**Written task**
Report how many lines contain "with". Give the number and nothing else.

* START *

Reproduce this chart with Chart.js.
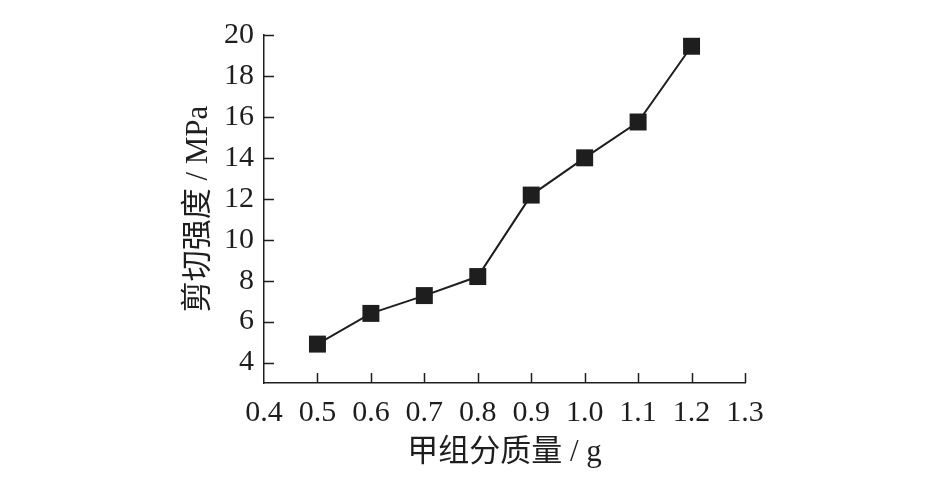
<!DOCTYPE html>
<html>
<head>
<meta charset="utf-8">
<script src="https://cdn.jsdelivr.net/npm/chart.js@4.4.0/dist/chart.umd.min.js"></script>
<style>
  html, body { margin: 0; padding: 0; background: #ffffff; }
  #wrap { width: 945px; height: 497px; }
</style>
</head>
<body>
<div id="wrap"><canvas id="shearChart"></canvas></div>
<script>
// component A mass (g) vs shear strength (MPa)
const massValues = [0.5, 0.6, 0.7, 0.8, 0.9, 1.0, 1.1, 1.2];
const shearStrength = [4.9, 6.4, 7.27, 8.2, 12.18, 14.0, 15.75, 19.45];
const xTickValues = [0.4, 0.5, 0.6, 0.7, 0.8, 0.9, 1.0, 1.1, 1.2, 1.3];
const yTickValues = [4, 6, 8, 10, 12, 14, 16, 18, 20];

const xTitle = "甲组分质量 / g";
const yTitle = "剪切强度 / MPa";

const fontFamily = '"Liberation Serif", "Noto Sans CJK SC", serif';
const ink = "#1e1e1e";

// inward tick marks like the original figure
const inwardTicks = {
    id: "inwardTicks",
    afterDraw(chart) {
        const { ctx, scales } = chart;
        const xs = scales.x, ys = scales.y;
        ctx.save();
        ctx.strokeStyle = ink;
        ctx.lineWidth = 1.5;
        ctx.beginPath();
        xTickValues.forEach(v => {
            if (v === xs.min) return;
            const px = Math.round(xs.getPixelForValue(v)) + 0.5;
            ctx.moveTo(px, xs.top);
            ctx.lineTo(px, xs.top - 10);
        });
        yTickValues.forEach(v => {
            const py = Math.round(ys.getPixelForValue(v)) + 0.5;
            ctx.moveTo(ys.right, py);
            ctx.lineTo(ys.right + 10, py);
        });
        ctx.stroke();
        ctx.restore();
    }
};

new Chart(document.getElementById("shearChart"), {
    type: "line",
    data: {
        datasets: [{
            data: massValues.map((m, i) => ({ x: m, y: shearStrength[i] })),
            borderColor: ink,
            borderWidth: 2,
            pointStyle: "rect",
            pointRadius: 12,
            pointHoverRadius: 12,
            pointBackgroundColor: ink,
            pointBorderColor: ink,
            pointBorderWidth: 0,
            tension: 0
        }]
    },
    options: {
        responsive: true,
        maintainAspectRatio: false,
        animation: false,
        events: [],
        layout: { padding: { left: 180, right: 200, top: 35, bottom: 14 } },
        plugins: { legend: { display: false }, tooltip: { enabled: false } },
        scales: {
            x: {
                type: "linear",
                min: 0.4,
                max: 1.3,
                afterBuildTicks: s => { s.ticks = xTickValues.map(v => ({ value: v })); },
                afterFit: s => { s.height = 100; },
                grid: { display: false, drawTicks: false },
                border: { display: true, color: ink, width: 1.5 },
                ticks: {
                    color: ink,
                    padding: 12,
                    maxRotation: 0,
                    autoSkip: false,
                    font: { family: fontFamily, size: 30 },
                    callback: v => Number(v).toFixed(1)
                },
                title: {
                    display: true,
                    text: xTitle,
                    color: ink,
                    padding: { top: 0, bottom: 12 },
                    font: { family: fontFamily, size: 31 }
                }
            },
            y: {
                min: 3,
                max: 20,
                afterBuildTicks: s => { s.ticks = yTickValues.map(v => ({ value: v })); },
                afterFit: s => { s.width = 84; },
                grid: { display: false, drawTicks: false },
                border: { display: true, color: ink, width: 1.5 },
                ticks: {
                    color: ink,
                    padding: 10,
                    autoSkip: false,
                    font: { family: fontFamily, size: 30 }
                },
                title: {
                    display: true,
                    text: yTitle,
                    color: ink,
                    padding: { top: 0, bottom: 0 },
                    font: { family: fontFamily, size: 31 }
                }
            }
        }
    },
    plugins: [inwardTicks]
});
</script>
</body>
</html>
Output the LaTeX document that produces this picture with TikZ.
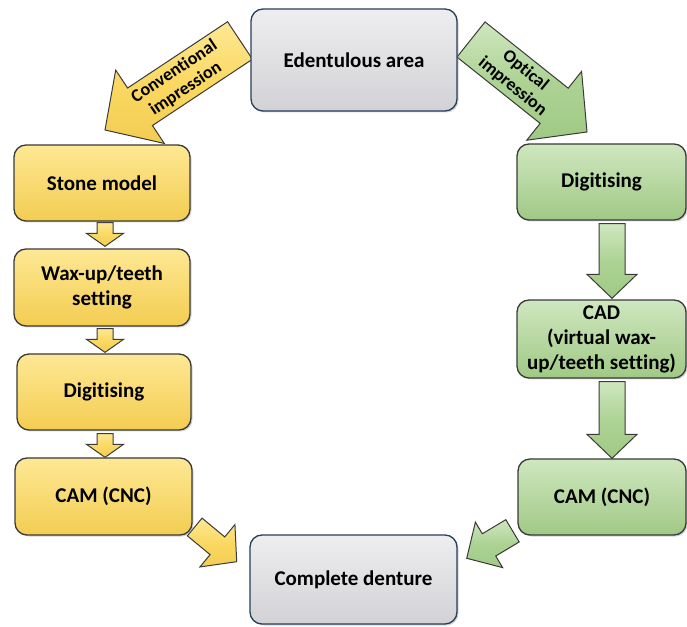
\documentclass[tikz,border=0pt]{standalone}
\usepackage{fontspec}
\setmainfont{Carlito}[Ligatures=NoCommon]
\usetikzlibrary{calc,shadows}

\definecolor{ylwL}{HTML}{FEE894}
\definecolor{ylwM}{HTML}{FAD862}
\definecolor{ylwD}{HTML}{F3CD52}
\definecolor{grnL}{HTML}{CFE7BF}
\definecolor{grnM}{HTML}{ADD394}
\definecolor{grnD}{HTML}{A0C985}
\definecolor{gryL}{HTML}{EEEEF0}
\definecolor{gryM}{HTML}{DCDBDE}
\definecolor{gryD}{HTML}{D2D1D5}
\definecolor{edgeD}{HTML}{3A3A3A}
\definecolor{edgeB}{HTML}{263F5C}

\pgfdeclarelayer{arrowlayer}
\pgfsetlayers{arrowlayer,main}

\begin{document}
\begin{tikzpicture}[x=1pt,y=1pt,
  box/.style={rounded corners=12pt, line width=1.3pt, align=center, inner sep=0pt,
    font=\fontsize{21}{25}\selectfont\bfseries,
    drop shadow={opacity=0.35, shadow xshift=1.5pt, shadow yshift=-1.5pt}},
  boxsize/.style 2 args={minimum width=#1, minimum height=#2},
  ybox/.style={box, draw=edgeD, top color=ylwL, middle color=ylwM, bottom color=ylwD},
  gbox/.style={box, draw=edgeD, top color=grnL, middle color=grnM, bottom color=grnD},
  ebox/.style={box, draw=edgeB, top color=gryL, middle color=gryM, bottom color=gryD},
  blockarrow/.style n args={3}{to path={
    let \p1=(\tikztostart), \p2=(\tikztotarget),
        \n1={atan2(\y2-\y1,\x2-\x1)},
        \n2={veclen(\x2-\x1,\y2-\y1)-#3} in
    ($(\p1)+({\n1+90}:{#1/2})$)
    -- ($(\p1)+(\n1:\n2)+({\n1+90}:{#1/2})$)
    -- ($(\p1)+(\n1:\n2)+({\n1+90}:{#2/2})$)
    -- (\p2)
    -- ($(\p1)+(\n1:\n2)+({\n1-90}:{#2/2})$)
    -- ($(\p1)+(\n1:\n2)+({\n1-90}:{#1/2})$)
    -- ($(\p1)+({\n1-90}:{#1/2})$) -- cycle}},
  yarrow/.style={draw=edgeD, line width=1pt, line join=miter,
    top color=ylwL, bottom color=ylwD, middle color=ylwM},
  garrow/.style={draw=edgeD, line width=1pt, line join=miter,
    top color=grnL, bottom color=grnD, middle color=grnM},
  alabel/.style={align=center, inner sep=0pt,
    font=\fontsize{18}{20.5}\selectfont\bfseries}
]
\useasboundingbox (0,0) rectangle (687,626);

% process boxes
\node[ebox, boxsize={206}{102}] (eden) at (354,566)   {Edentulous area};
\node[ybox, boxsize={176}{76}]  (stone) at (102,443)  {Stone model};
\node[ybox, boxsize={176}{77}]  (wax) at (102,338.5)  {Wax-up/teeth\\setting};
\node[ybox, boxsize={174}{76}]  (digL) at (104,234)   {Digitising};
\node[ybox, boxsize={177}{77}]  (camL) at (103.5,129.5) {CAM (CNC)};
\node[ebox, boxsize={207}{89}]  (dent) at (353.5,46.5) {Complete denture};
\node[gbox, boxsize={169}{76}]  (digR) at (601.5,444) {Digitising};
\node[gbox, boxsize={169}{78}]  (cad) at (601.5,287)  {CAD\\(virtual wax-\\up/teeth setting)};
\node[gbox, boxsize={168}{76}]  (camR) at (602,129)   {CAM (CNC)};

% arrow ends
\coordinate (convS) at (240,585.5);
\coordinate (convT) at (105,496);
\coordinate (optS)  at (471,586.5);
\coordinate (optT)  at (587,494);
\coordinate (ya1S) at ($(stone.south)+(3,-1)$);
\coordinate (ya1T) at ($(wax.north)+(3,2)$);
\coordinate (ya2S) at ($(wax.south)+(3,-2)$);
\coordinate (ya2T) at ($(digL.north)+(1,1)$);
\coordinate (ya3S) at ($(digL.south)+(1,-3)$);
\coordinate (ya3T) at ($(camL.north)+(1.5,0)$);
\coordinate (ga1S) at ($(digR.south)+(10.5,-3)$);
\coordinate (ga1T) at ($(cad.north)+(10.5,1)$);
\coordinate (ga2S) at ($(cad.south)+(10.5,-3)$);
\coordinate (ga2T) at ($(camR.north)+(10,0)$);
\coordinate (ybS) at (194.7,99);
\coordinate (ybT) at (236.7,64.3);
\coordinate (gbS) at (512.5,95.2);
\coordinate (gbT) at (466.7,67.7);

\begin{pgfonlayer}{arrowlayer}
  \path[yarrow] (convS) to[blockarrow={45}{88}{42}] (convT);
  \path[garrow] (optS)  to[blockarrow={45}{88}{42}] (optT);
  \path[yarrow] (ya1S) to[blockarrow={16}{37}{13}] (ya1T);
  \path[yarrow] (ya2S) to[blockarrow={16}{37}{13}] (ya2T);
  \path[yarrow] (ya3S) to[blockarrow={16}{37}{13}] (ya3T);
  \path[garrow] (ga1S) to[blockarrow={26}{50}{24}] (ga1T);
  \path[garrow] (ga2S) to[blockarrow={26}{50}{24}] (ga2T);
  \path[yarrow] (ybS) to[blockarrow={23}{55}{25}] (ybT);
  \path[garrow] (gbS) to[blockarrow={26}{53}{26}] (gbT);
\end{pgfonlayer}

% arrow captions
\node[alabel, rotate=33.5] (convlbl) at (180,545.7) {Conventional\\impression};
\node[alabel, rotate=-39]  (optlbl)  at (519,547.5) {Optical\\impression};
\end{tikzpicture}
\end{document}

* END *

**Correct result**
2